Stenmark also holds the overall World Cup career wins record of 86. Vonn is 19 wins shy of that. If Vonn continues on the pace she set last season, she will reach 86 during the 2018 Olympic season, when she hopes to become the oldest women’s Alpine skiing Olympic medalist ever.
Then there’s Shiffrin, who in 2014 became the youngest Olympic slalom champion. The 20-year-old who races with the letters ABFTTB on the back of her helmet (Always Be Faster Than The Boys) hopes to test herself against the world’s fastest women for the first time this season.
Like Vonn, Shiffrin must expand her repertoire to challenge Fenninger for the World Cup overall title.
Shiffrin has won every slalom title the last three seasons and is improving in giant slalom, but she’s never raced a World Cup downhill, super-G or combined. She can’t possibly contend with Fenninger of the last two seasons with zero points in three of the five World Cup disciplines.
Shiffrin knows that and, for the second straight year, hopes to make her World Cup super-G debut. Last season’s plan was scrapped after a slow start to her season in slalom.

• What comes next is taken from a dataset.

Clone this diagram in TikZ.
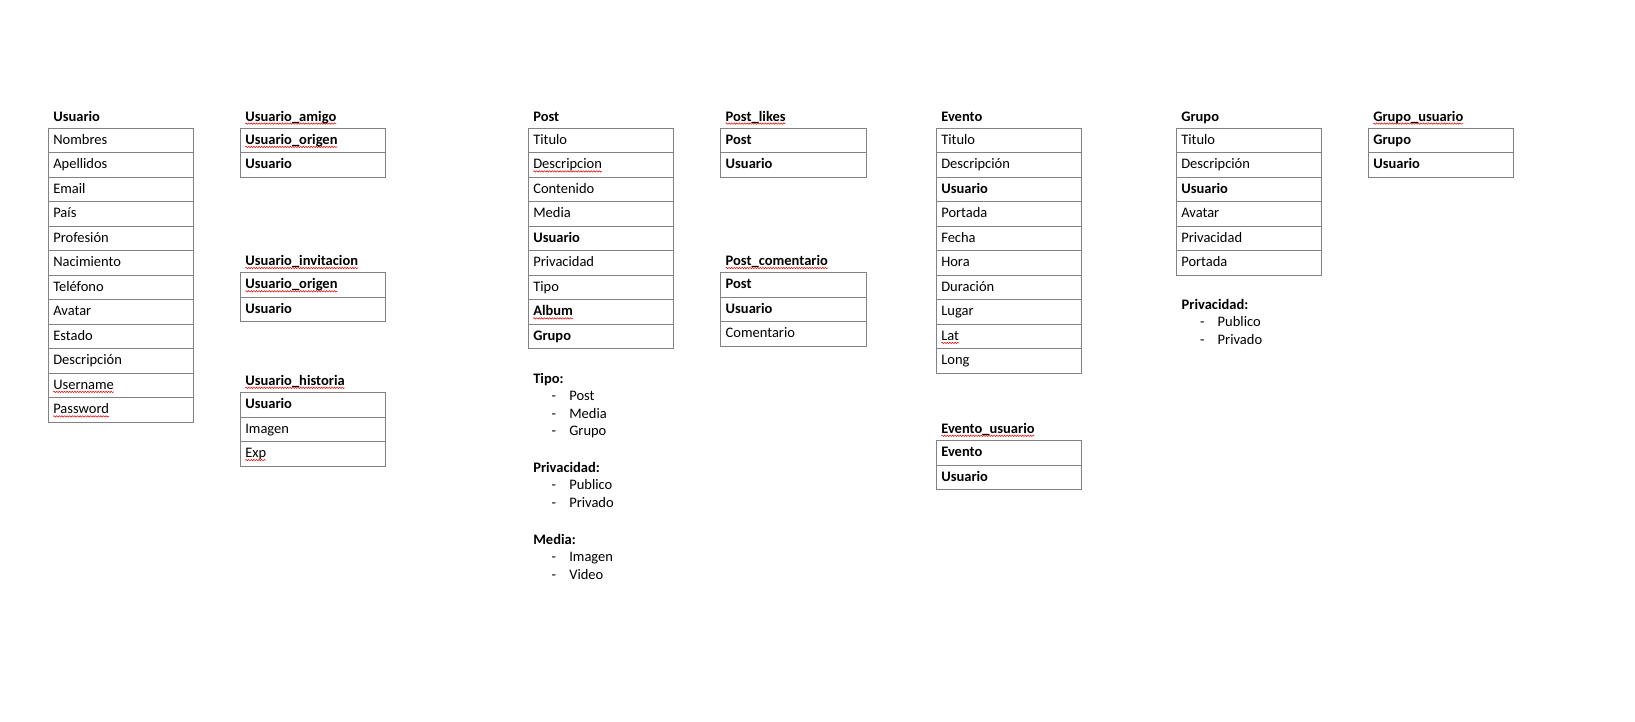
\documentclass[tikz,border=0pt]{standalone}
\usepackage{fontspec}
\setmainfont{Carlito}
\usetikzlibrary{decorations.pathmorphing}
\definecolor{bordergray}{RGB}{130,130,130}
\definecolor{squigred}{RGB}{225,30,30}
\tikzset{
  rn/.style={inner sep=0pt, outer sep=0pt, anchor=base west, font=\fontsize{14.5}{16}\selectfont},
  rb/.style={rn, font=\fontsize{14.5}{16}\selectfont\bfseries},
  squigline/.style={draw=squigred, line width=0.6pt, decorate,
    decoration={snake, segment length=2.6pt, amplitude=0.7pt}},
  rs/.style={rn, append after command={\pgfextra{\draw[squigline]
    ([yshift=-2.6pt]\tikzlastnode.base west) -- ([yshift=-2.6pt]\tikzlastnode.base east);}}},
  rbs/.style={rb, append after command={\pgfextra{\draw[squigline]
    ([yshift=-2.6pt]\tikzlastnode.base west) -- ([yshift=-2.6pt]\tikzlastnode.base east);}}},
  cellbox/.style={draw=bordergray, line width=1pt},
}
% #1 id, #2 left x, #3 top y, #4 title style, #5 title, #6 rows (style/text)
\newcommand\ertable[6]{%
  \node[#4] (#1-title) at ({#2+5}, {#3-7.3}) {#5};
  \foreach \st/\tx [count=\i] in {#6} {
    \draw[cellbox] (#2, {#3+(\i-1)*24.5}) rectangle ++(145.3, 24.5);
    \node[\st] (#1-\i) at ({#2+5}, {#3+16+(\i-1)*24.5}) {\tx};
  }
}
% #1 id, #2 heading x, #3 baseline y, #4 text
\newcommand\noteitem[4]{%
  \node[rn] (#1-dash) at ({#2+18.4}, #3) {-};
  \node[rn] (#1) at ({#2+36}, #3) {#4};
}
\begin{document}
\begin{tikzpicture}[x=1pt, y=-1pt]
\useasboundingbox[fill=white] (0,0) rectangle (1635,721);

\ertable{usuario}{48.3}{128.3}{rb}{Usuario}{rn/Nombres, rn/Apellidos, rn/Email, rn/País, rn/Profesión, rn/Nacimiento, rn/Teléfono, rn/Avatar, rn/Estado, rn/Descripción, rs/Username, rs/Password}

\ertable{uamigo}{240.3}{128.3}{rbs}{Usuario\_amigo}{rbs/Usuario\_origen, rb/Usuario}
\ertable{uinv}{240.3}{272.7}{rbs}{Usuario\_invitacion}{rbs/Usuario\_origen, rb/Usuario}
\ertable{uhist}{240.3}{392.5}{rbs}{Usuario\_historia}{rb/Usuario, rn/Imagen, rs/Exp}

\ertable{post}{528.3}{128.3}{rb}{Post}{rn/Titulo, rs/Descripcion, rn/Contenido, rn/Media, rb/Usuario, rn/Privacidad, rn/Tipo, rbs/Album, rb/Grupo}

\ertable{plikes}{720.7}{128.3}{rbs}{Post\_likes}{rb/Post, rb/Usuario}
\ertable{pcom}{720.7}{272.7}{rbs}{Post\_comentario}{rb/Post, rb/Usuario, rn/Comentario}

\ertable{evento}{936.3}{128.3}{rb}{Evento}{rn/Titulo, rn/Descripción, rb/Usuario, rn/Portada, rn/Fecha, rn/Hora, rn/Duración, rn/Lugar, rs/Lat, rn/Long}
\ertable{eusu}{936.3}{440.5}{rbs}{Evento\_usuario}{rb/Evento, rb/Usuario}

\ertable{grupo}{1176.3}{128.3}{rb}{Grupo}{rn/Titulo, rn/Descripción, rb/Usuario, rn/Avatar, rn/Privacidad, rn/Portada}
\ertable{gusu}{1368.3}{128.3}{rbs}{Grupo\_usuario}{rb/Grupo, rb/Usuario}

% Post notes
\node[rb] (ptipo) at (533.3, 383.3) {Tipo:};
\noteitem{ptipo1}{533.3}{400.6}{Post}
\noteitem{ptipo2}{533.3}{418}{Media}
\noteitem{ptipo3}{533.3}{435.3}{Grupo}
\node[rb] (ppriv) at (533.3, 472.3) {Privacidad:};
\noteitem{ppriv1}{533.3}{489.8}{Publico}
\noteitem{ppriv2}{533.3}{507.3}{Privado}
\node[rb] (pmedia) at (533.3, 544.3) {Media:};
\noteitem{pmedia1}{533.3}{561.8}{Imagen}
\noteitem{pmedia2}{533.3}{579.3}{Video}

% Grupo notes
\node[rb] (gpriv) at (1181.7, 309) {Privacidad:};
\noteitem{gpriv1}{1181.7}{326.8}{Publico}
\noteitem{gpriv2}{1181.7}{344.5}{Privado}
\end{tikzpicture}
\end{document}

Shiffrin, while famous for saying at the Sochi Olympics that she dreamed of winning five gold medals in 2018, has more realistically said she doesn’t want to contest the speed events of super-G and, later, downhill if the additions could jeopardize her prowess in the technical events of slalom and giant slalom.
Shiffrin will be heavily favored to earn a fourth straight World Cup slalom season title, in part because two of the four women closest to her in last year’s standings aren’t competing this season. The other two, Hansdotter and Czech Sarka Strachova, turn 30 and 31, respectively, this year.
Shiffrin’s progression in the giant slalom is just as notable as her continued dominance in the slalom. In GS, she’s risen in the World Cup standings from 49th to 19th to seventh to third the last four seasons.
No woman has captured both the giant slalom and slalom World Cup season titles since Swede Anja Pärson in 2004.
If Shiffrin wins the World Cup overall title, she would be the youngest to do so since Janica Kostelic in 2001.